▶ Stated problem:
Copy out every line exactly, passing over the pictures.

▶ Collected material:
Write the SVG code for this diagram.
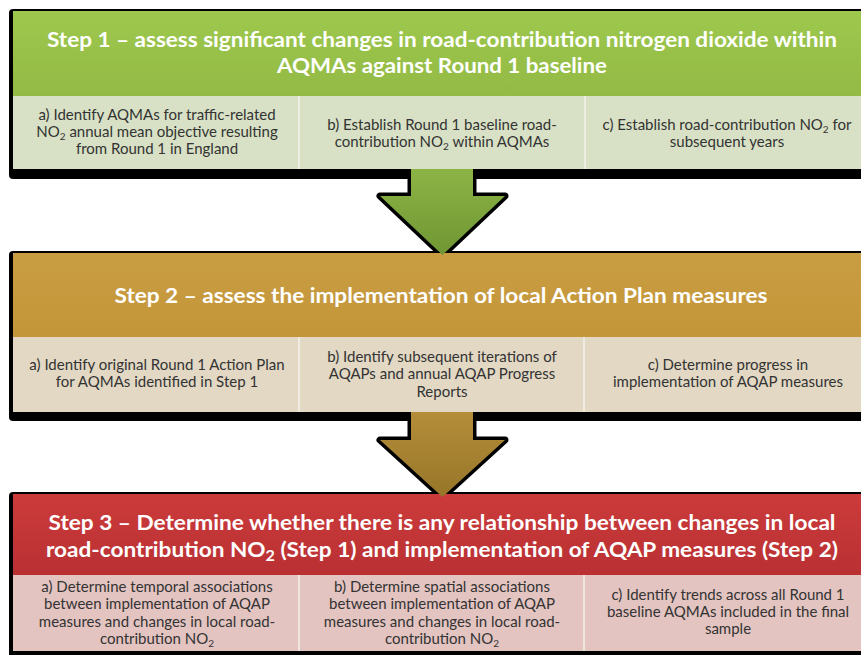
<svg xmlns="http://www.w3.org/2000/svg" width="861" height="655" viewBox="0 0 861 655">
<style>
.title{font-family:Lato,"Liberation Sans",sans-serif;font-weight:bold;font-size:21px;fill:#ffffff;text-anchor:middle}
.sub{font-family:Lato,"Liberation Sans",sans-serif;font-size:15px;fill:#333333;text-anchor:middle}
.sep{stroke:#f4f2ea;stroke-width:1.5}
.shadow{fill:#000000}
.ao{fill:#000;stroke:#000;stroke-width:7;stroke-linejoin:round}
</style>
<defs>
<linearGradient id="h1" x1="0" y1="0" x2="0" y2="1"><stop offset="0" stop-color="#9dc84d"/><stop offset="1" stop-color="#93ba45"/></linearGradient>
<linearGradient id="h2" x1="0" y1="0" x2="0" y2="1"><stop offset="0" stop-color="#c99d42"/><stop offset="1" stop-color="#c4963a"/></linearGradient>
<linearGradient id="h3" x1="0" y1="0" x2="0" y2="1"><stop offset="0" stop-color="#cc3b3b"/><stop offset="1" stop-color="#b93033"/></linearGradient>
<linearGradient id="a1" x1="0" y1="0" x2="0" y2="1"><stop offset="0" stop-color="#8cb445"/><stop offset="1" stop-color="#6f9633"/></linearGradient>
<linearGradient id="a2" x1="0" y1="0" x2="0" y2="1"><stop offset="0" stop-color="#b48d39"/><stop offset="1" stop-color="#977629"/></linearGradient>
</defs>
<rect width="861" height="655" fill="#ffffff"/>
<g id="arrow-outlines">
<polygon class="ao" points="411,150 473,150 473,196 505,196 442.5,255 380,196 411,196"/>
<polygon class="ao" points="411,400 473,400 473,440 505,440 442.5,497 380,440 411,440"/>
</g>
<g id="step1">
<rect class="shadow" x="9" y="9" width="872" height="170" rx="4"/>
<rect x="13" y="11" width="870" height="85" fill="url(#h1)"/>
<rect x="13" y="96" width="870" height="73" fill="#d8e1c5"/>
<line class="sep" x1="299" y1="96" x2="299" y2="169"/>
<line class="sep" x1="585" y1="96" x2="585" y2="169"/>
<text class="title" x="442" y="47" textLength="790" lengthAdjust="spacingAndGlyphs">Step 1 – assess significant changes in road-contribution nitrogen dioxide within</text>
<text class="title" x="442" y="73" textLength="330" lengthAdjust="spacingAndGlyphs">AQMAs against Round 1 baseline</text>
<text class="sub" x="157" y="120">a) Identify AQMAs for traffic-related</text>
<text class="sub" x="157" y="137">NO<tspan font-size="10" dy="3">2</tspan><tspan dy="-3"> annual mean objective resulting</tspan></text>
<text class="sub" x="157" y="154">from Round 1 in England</text>
<text class="sub" x="442" y="130">b) Establish Round 1 baseline  road-</text>
<text class="sub" x="442" y="147">contribution NO<tspan font-size="10" dy="3">2</tspan><tspan dy="-3"> within AQMAs</tspan></text>
<text class="sub" x="727" y="130">c) Establish road-contribution NO<tspan font-size="10" dy="3">2</tspan><tspan dy="-3"> for</tspan></text>
<text class="sub" x="727" y="147">subsequent years</text>
</g>
<g id="step2">
<rect class="shadow" x="9" y="251" width="872" height="170" rx="4"/>
<rect x="13" y="253" width="870" height="84" fill="url(#h2)"/>
<rect x="13" y="337" width="870" height="75" fill="#e2d8c3"/>
<line class="sep" x1="299" y1="337" x2="299" y2="412"/>
<line class="sep" x1="584" y1="337" x2="584" y2="412"/>
<text class="title" x="441" y="303" textLength="653" lengthAdjust="spacingAndGlyphs">Step 2 – assess the implementation of local Action Plan measures</text>
<text class="sub" x="157" y="370">a) Identify original Round 1 Action Plan</text>
<text class="sub" x="157" y="387">for AQMAs identified in Step 1</text>
<text class="sub" x="442" y="362">b) Identify subsequent iterations of</text>
<text class="sub" x="442" y="379">AQAPs and annual AQAP Progress</text>
<text class="sub" x="442" y="397">Reports</text>
<text class="sub" x="728" y="370">c) Determine progress in</text>
<text class="sub" x="728" y="387">implementation of AQAP measures</text>
</g>
<g id="step3">
<rect class="shadow" x="9" y="492" width="872" height="170" rx="4"/>
<rect x="13" y="494" width="870" height="81" fill="url(#h3)"/>
<rect x="13" y="575" width="870" height="76" fill="#e3c4c1"/>
<line class="sep" x1="299" y1="575" x2="299" y2="651"/>
<line class="sep" x1="584" y1="575" x2="584" y2="651"/>
<text class="title" x="442" y="530" textLength="787" lengthAdjust="spacingAndGlyphs">Step 3 – Determine whether there is any relationship between changes in local</text>
<text class="title" x="442" y="557" textLength="792" lengthAdjust="spacingAndGlyphs">road-contribution NO<tspan font-size="15" dy="4">2</tspan><tspan dy="-4"> (Step 1) and implementation of AQAP measures (Step 2)</tspan></text>
<text class="sub" x="157" y="592">a) Determine temporal associations</text>
<text class="sub" x="157" y="609">between implementation of AQAP</text>
<text class="sub" x="157" y="627">measures and changes in local road-</text>
<text class="sub" x="157" y="644">contribution NO<tspan font-size="10" dy="3">2</tspan></text>
<text class="sub" x="442" y="592">b) Determine spatial associations</text>
<text class="sub" x="442" y="609">between implementation of AQAP</text>
<text class="sub" x="442" y="627">measures and changes in local road-</text>
<text class="sub" x="442" y="644">contribution NO<tspan font-size="10" dy="3">2</tspan></text>
<text class="sub" x="728" y="600">c) Identify trends across all Round 1</text>
<text class="sub" x="728" y="617">baseline AQMAs included in the final</text>
<text class="sub" x="728" y="634">sample</text>
</g>
<g id="connectors">
<polygon fill="url(#a1)" points="411,169 473,169 473,196 505,196 442.5,255 380,196 411,196"/>
<polygon fill="url(#a2)" points="411,412 473,412 473,440 505,440 442.5,497 380,440 411,440"/>
</g>
</svg>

▶ Response to the exercise:
Write the SVG code for this diagram.
<svg xmlns="http://www.w3.org/2000/svg" width="861" height="655" viewBox="0 0 861 655">
<style>
.title{font-family:Lato,"Liberation Sans",sans-serif;font-weight:bold;font-size:21px;fill:#ffffff;text-anchor:middle}
.sub{font-family:Lato,"Liberation Sans",sans-serif;font-size:15px;fill:#333333;text-anchor:middle}
.sep{stroke:#f4f2ea;stroke-width:1.5}
.shadow{fill:#000000}
.ao{fill:#000;stroke:#000;stroke-width:7;stroke-linejoin:round}
</style>
<defs>
<linearGradient id="h1" x1="0" y1="0" x2="0" y2="1"><stop offset="0" stop-color="#9dc84d"/><stop offset="1" stop-color="#93ba45"/></linearGradient>
<linearGradient id="h2" x1="0" y1="0" x2="0" y2="1"><stop offset="0" stop-color="#c99d42"/><stop offset="1" stop-color="#c4963a"/></linearGradient>
<linearGradient id="h3" x1="0" y1="0" x2="0" y2="1"><stop offset="0" stop-color="#cc3b3b"/><stop offset="1" stop-color="#b93033"/></linearGradient>
<linearGradient id="a1" x1="0" y1="0" x2="0" y2="1"><stop offset="0" stop-color="#8cb445"/><stop offset="1" stop-color="#6f9633"/></linearGradient>
<linearGradient id="a2" x1="0" y1="0" x2="0" y2="1"><stop offset="0" stop-color="#b48d39"/><stop offset="1" stop-color="#977629"/></linearGradient>
</defs>
<rect width="861" height="655" fill="#ffffff"/>
<g id="arrow-outlines">
<polygon class="ao" points="411,150 473,150 473,196 505,196 442.5,255 380,196 411,196"/>
<polygon class="ao" points="411,400 473,400 473,440 505,440 442.5,497 380,440 411,440"/>
</g>
<g id="step1">
<rect class="shadow" x="9" y="9" width="872" height="170" rx="4"/>
<rect x="13" y="11" width="870" height="85" fill="url(#h1)"/>
<rect x="13" y="96" width="870" height="73" fill="#d8e1c5"/>
<line class="sep" x1="299" y1="96" x2="299" y2="169"/>
<line class="sep" x1="585" y1="96" x2="585" y2="169"/>
<text class="title" x="442" y="47" textLength="790" lengthAdjust="spacingAndGlyphs">Step 1 – assess significant changes in road-contribution nitrogen dioxide within</text>
<text class="title" x="442" y="73" textLength="330" lengthAdjust="spacingAndGlyphs">AQMAs against Round 1 baseline</text>
<text class="sub" x="157" y="120">a) Identify AQMAs for traffic-related</text>
<text class="sub" x="157" y="137">NO<tspan font-size="10" dy="3">2</tspan><tspan dy="-3"> annual mean objective resulting</tspan></text>
<text class="sub" x="157" y="154">from Round 1 in England</text>
<text class="sub" x="442" y="130">b) Establish Round 1 baseline  road-</text>
<text class="sub" x="442" y="147">contribution NO<tspan font-size="10" dy="3">2</tspan><tspan dy="-3"> within AQMAs</tspan></text>
<text class="sub" x="727" y="130">c) Establish road-contribution NO<tspan font-size="10" dy="3">2</tspan><tspan dy="-3"> for</tspan></text>
<text class="sub" x="727" y="147">subsequent years</text>
</g>
<g id="step2">
<rect class="shadow" x="9" y="251" width="872" height="170" rx="4"/>
<rect x="13" y="253" width="870" height="84" fill="url(#h2)"/>
<rect x="13" y="337" width="870" height="75" fill="#e2d8c3"/>
<line class="sep" x1="299" y1="337" x2="299" y2="412"/>
<line class="sep" x1="584" y1="337" x2="584" y2="412"/>
<text class="title" x="441" y="303" textLength="653" lengthAdjust="spacingAndGlyphs">Step 2 – assess the implementation of local Action Plan measures</text>
<text class="sub" x="157" y="370">a) Identify original Round 1 Action Plan</text>
<text class="sub" x="157" y="387">for AQMAs identified in Step 1</text>
<text class="sub" x="442" y="362">b) Identify subsequent iterations of</text>
<text class="sub" x="442" y="379">AQAPs and annual AQAP Progress</text>
<text class="sub" x="442" y="397">Reports</text>
<text class="sub" x="728" y="370">c) Determine progress in</text>
<text class="sub" x="728" y="387">implementation of AQAP measures</text>
</g>
<g id="step3">
<rect class="shadow" x="9" y="492" width="872" height="170" rx="4"/>
<rect x="13" y="494" width="870" height="81" fill="url(#h3)"/>
<rect x="13" y="575" width="870" height="76" fill="#e3c4c1"/>
<line class="sep" x1="299" y1="575" x2="299" y2="651"/>
<line class="sep" x1="584" y1="575" x2="584" y2="651"/>
<text class="title" x="442" y="530" textLength="787" lengthAdjust="spacingAndGlyphs">Step 3 – Determine whether there is any relationship between changes in local</text>
<text class="title" x="442" y="557" textLength="792" lengthAdjust="spacingAndGlyphs">road-contribution NO<tspan font-size="15" dy="4">2</tspan><tspan dy="-4"> (Step 1) and implementation of AQAP measures (Step 2)</tspan></text>
<text class="sub" x="157" y="592">a) Determine temporal associations</text>
<text class="sub" x="157" y="609">between implementation of AQAP</text>
<text class="sub" x="157" y="627">measures and changes in local road-</text>
<text class="sub" x="157" y="644">contribution NO<tspan font-size="10" dy="3">2</tspan></text>
<text class="sub" x="442" y="592">b) Determine spatial associations</text>
<text class="sub" x="442" y="609">between implementation of AQAP</text>
<text class="sub" x="442" y="627">measures and changes in local road-</text>
<text class="sub" x="442" y="644">contribution NO<tspan font-size="10" dy="3">2</tspan></text>
<text class="sub" x="728" y="600">c) Identify trends across all Round 1</text>
<text class="sub" x="728" y="617">baseline AQMAs included in the final</text>
<text class="sub" x="728" y="634">sample</text>
</g>
<g id="connectors">
<polygon fill="url(#a1)" points="411,169 473,169 473,196 505,196 442.5,255 380,196 411,196"/>
<polygon fill="url(#a2)" points="411,412 473,412 473,440 505,440 442.5,497 380,440 411,440"/>
</g>
</svg>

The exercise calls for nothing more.